Tuesday, 21 December 2021

Cranes "Wings Of Joy" (1991)

 

For the past ten days or so I've stewed over this one with repetitious intent. Songs like Thursday, Sixth Of May & Adoration anchor its slumped, dreary atmosphere in a deceptively subdued yet morbid setting. They sway in a mesh of mesmerizing tracks as musical frictions arise. Surges of jolting, broody piano chords, stabbed with solemn pains. Gritty frazzled guitars deliver drives of dissonance. Patrolling, devious base lines stalk with a shivering intent. In the degrees its various components meld at, all are driven by a cold mechanical tempo, dragging the music forth like a death march.

My curiosity in this drab journey was fueled by a lack of perception. As a band dropped into my collection for discovery later on, I initially found them on Shoegazing and Dream Pop lists. Too my ears there is little of that here.
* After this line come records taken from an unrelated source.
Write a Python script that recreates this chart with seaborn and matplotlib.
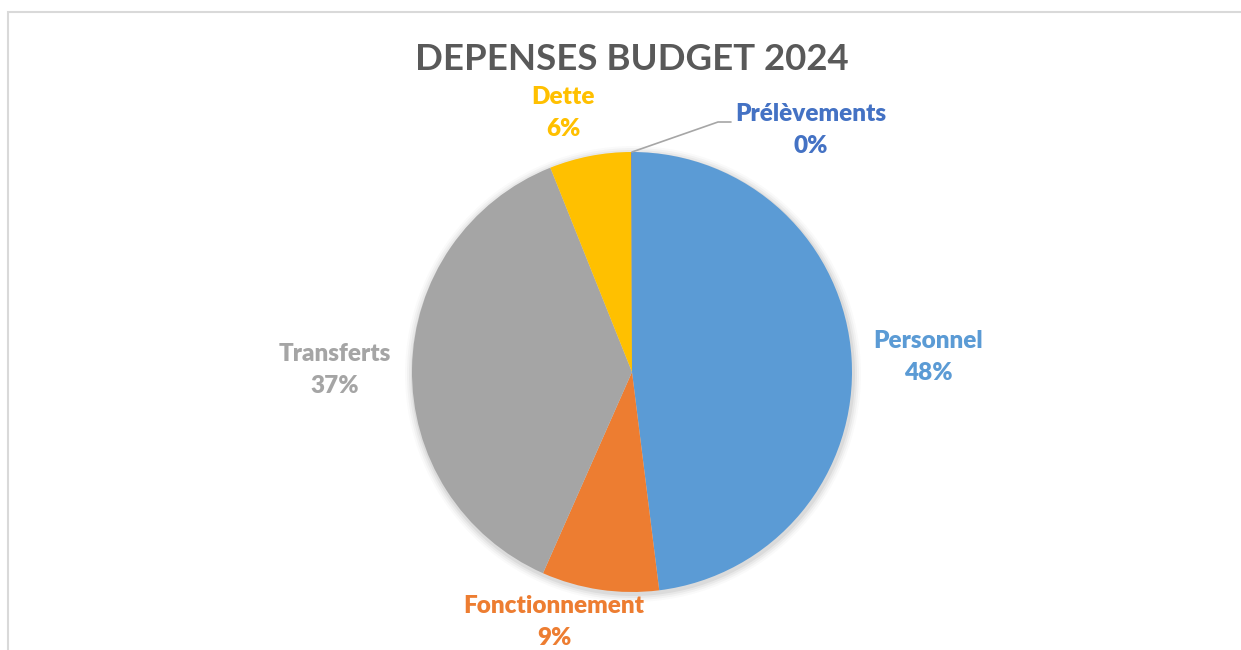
import matplotlib
matplotlib.use("Agg")
import matplotlib.pyplot as plt
import seaborn as sns
from matplotlib.patches import Rectangle, Circle

categories = ["Personnel", "Fonctionnement", "Transferts", "Dette", "Prélèvements"]
values = [48.0, 8.6, 37.3, 6.0, 0.05]
colors = ["#5B9BD5", "#ED7D31", "#A5A5A5", "#FFC000", "#4472C4"]
title = "DEPENSES BUDGET 2024"

sns.set_theme(style="white")
plt.rcParams['font.family'] = ['Lato', 'DejaVu Sans']

W, H = 1241, 650
fig = plt.figure(figsize=(W / 100, H / 100), dpi=100)
ax = fig.add_axes([0, 0, 1, 1])
ax.set_axis_off()

def Y(y):
    return H - y

cx, cy, r = 632, 372, 220

# soft shadow
for i, a in enumerate([0.05, 0.04, 0.03, 0.02]):
    ax.add_patch(Circle((cx + 1, Y(cy) - 2), r + 2 + 2 * i, color="black", alpha=a, lw=0, zorder=0))

ax.pie(values, colors=colors, startangle=90, counterclock=False,
       center=(cx, Y(cy)), radius=r, wedgeprops=dict(linewidth=0, zorder=2))
ax.set_xlim(0, W)
ax.set_ylim(0, H)
ax.set_aspect('equal')

total = sum(values)
label_pos = {
    "Personnel": (928, 341),
    "Fonctionnement": (554, 606),
    "Transferts": (335, 354),
    "Dette": (563, 97),
    "Prélèvements": (811, 114),
}
for cat, v, col in zip(categories, values, colors):
    x, y = label_pos[cat]
    pct = f"{round(v / total * 100):.0f}%"
    ax.text(x, Y(y), cat, color=col, fontsize=17.5, fontweight='heavy', ha='center', va='center', zorder=5)
    ax.text(x, Y(y + 32), pct, color=col, fontsize=17.5, fontweight='heavy', ha='center', va='center', zorder=5)

# leader line for Prélèvements
ax.plot([632, 718, 731], [Y(152), Y(122), Y(122)], color="#A6A6A6", lw=1.2, zorder=4)

ax.text(632, Y(60), title, color="#595959", fontsize=26.4, fontweight='bold', ha='center', va='center')

# chart frame
fig.patches.append(Rectangle((8 / W, -0.2), 1.2, 1.2 - 12 / H, transform=fig.transFigure,
                             fill=False, edgecolor="#D9D9D9", lw=1.5))

fig.savefig("out.png", dpi=100, facecolor="white")
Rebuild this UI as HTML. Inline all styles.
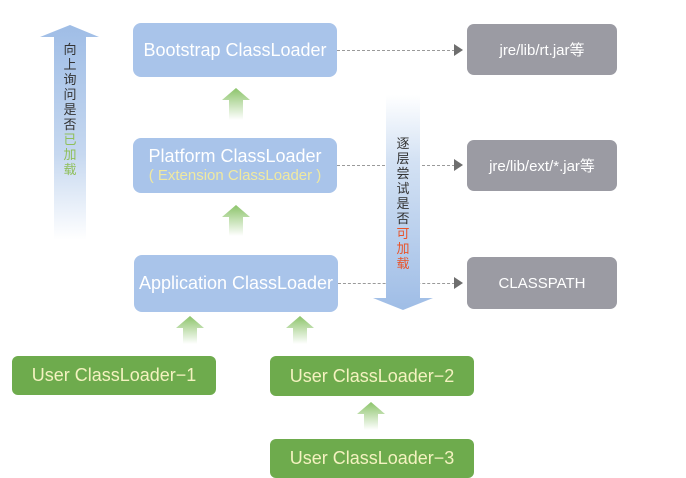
<!DOCTYPE html>
<html><head><meta charset="utf-8"><style>
body{margin:0;width:686px;height:478px;background:#fff;position:relative;overflow:hidden;font-family:"Liberation Sans","Noto Sans CJK SC",sans-serif}
.b{position:absolute;border-radius:8px;color:#fff;text-align:center;display:flex;flex-direction:column;justify-content:center;align-items:center}
.blue{background:#a9c4ea;font-size:18px}
.gray{background:#9b9ba3;font-size:15px;border-radius:7px}
.green{background:#6eab4d;font-size:18px;color:#f4f2c0;border-radius:6px}
.dl{position:absolute;height:0;border-top:1px dashed #9a9a9a}
.ah{position:absolute;width:0;height:0;border-top:6px solid transparent;border-bottom:6px solid transparent;border-left:9px solid #6e6e6e}
.vt{position:absolute;font-size:13px;line-height:15px;width:20px;text-align:center;color:#333}
</style></head><body>
<div class="dl" style="left:337px;top:50px;width:118px"></div><div class="ah" style="left:454px;top:44px"></div>
<div class="dl" style="left:337px;top:165px;width:118px"></div><div class="ah" style="left:454px;top:159px"></div>
<div class="dl" style="left:338px;top:283px;width:117px"></div><div class="ah" style="left:454px;top:277px"></div>
<svg style="position:absolute;left:0;top:0" width="686" height="478">
<defs>
<linearGradient id="gu" x1="0" y1="0" x2="0" y2="1"><stop offset="0" stop-color="#9fbde6"/><stop offset="0.6" stop-color="#c6d8f0"/><stop offset="1" stop-color="#ffffff"/></linearGradient>
<linearGradient id="gd" x1="0" y1="0" x2="0" y2="1"><stop offset="0" stop-color="#ffffff"/><stop offset="0.3" stop-color="#d4e2f4"/><stop offset="1" stop-color="#9fbde6"/></linearGradient>
<linearGradient id="gg" x1="0" y1="0" x2="0" y2="1"><stop offset="0" stop-color="#8cc46a"/><stop offset="1" stop-color="#ffffff"/></linearGradient>
</defs>
<polygon points="70,25 99,37 86,37 86,240 54,240 54,37 40,37" fill="url(#gu)"/>
<polygon points="386,95 420,95 420,298 433,298 403,310 373,298 386,298" fill="url(#gd)"/>
<g fill="url(#gg)">
<polygon points="236,88 250,100 243,100 243,120 229,120 229,100 222,100"/>
<polygon points="236,205 250,217 243,217 243,236 229,236 229,217 222,217"/>
<polygon points="190,316 204,328 197,328 197,344 183,344 183,328 176,328"/>
<polygon points="300,316 314,328 307,328 307,344 293,344 293,328 286,328"/>
<polygon points="371,402 385,414 378,414 378,430 364,430 364,414 357,414"/>
</g>
</svg>
<div class="vt" style="left:60px;top:42px">向<br>上<br>询<br>问<br>是<br>否<br><span style="color:#8fbf5a">已<br>加<br>载</span></div>
<div class="vt" style="left:393px;top:136px">逐<br>层<br>尝<br>试<br>是<br>否<br><span style="color:#e8542a">可<br>加<br>载</span></div>

<div class="b blue" style="left:133px;top:23px;width:204px;height:54px">Bootstrap ClassLoader</div>
<div class="b blue" style="left:133px;top:138px;width:204px;height:55px;line-height:19px">Platform ClassLoader<span style="color:#f0e9a0;font-size:15px">( Extension ClassLoader )</span></div>
<div class="b blue" style="left:134px;top:255px;width:204px;height:57px">Application ClassLoader</div>

<div class="b gray" style="left:467px;top:24px;width:150px;height:51px">jre/lib/rt.jar等</div>
<div class="b gray" style="left:467px;top:140px;width:150px;height:51px">jre/lib/ext/*.jar等</div>
<div class="b gray" style="left:467px;top:257px;width:150px;height:52px">CLASSPATH</div>

<div class="b green" style="left:12px;top:356px;width:204px;height:39px">User ClassLoader−1</div>
<div class="b green" style="left:270px;top:356px;width:204px;height:40px">User ClassLoader−2</div>
<div class="b green" style="left:270px;top:439px;width:204px;height:39px">User ClassLoader−3</div>
</body></html>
Wings Of Joy is far more akin to the burdensome biblical sins of Children Of God in its darker alleys. That's only partial because there is uplift in sight as Alison Shaw sings with a childish innocence of soft tonality and fragile wordless inflections. Her tone reminds me of Grimes yet feels so very different in the pale darkly context. She is much like an innocent lost soul endlessly drifting, trapped in a world of horrors and demons they are blind too.

The production is also of merit too. Its spacious design keep the often stiff and repetitious instruments an eerie space to brood within. The guitars often swell up from underneath, leaving the dull marches festering with texture. It seems to be the common trick. Its initial simplicity seems cold and lifeless yet as the songs drone on, this curious enchanting atmosphere arises to engross the listener. And that's what it achieves from start to end without a weak spot. Wings Of Joy has something distinct to offer and revels in the space crafted for it, by the English band who are named after the visibility of many cranes present in the dockyards of London, their home.